Kementerian Pariwisata dan Ekonomi Kreatif (Kemenparekraf) turut memberi terobosan dalam menyikapi royalti musik ini sekaligus menyambut Hari Musik Nasional 9 Maret 2024 lalu. Menurut Menteri Pariwisata dan Ekonomi Kreatif, Sandiaga Uno, pihaknya tengah menyiapkan rancangan mekanisme pembayaran royalti musik dalam sebuah skema berdasarkan naskah akademik.

Ini sebagai langkah lanjutan dari permintaan Kementerian Koordinator Bidang Maritim dan Investasi perihal pembayaran royalti musik. Naskah akademik itu dibuat oleh Direktorat Musik, Film, dan Animasi Kemenparekraf. Namun, prosesnya masih membutuhkan banyak waktu termasuk harus menunggu prosedur dari Direktorat Standardisasi Kompetensi hingga Lembaga Sertifikasi Profesi.

"Pembayaran royalti musik akan terus kita garap dengan Lembaga Manajemen Kolektif Nasional (LMKN) dan tentunya para pihak yang terkait. Kami ingin mengabarkan dalam rapat terakhir Kemenko Marves meminta Direktorat Musik untuk menyusun naskah akademik terkait pembayaran royalti musik," ujar Sandiaga dalam acara The Weekly Brief di kanal YouTube Kemenparekraf, 29 Januari 2024 lalu.

Sementara itu, Direktur Industri Musik, Seni, Pertunjukan dan Penerbitan Kemenparekraf, Mohammad Amin mengutarakan, industri musik nasional saat ini sudah berjalan dengan sangat baik. Doktor Etnomusikologi dari Fakultas Ilmu Budaya Universitas Indonesia ini mengimbau kepada seluruh pemangku kepentingan permusikan nasional untuk duduk bersama membenahi industri musik termasuk persoalan royalti.
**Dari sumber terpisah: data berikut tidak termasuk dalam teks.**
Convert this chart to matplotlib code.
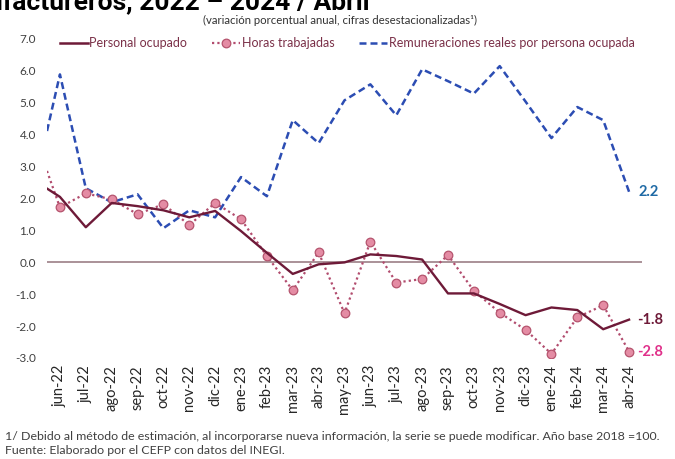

Menurutnya, Hari Musik Nasional menjadi momentum terbaik bagi kebangkitan industri musik di tanah air dan memaknainya tidak sekadar produk budaya dan identitas, melainkan produk diplomasi dan kreatif yang mampu mensejahterakan banyak orang termasuk musisi itu sendiri. Karena itu ia mengajak semua pihak untuk bergandengan tangan untuk turut membantu meningkatkan kualitas industri musik nasional.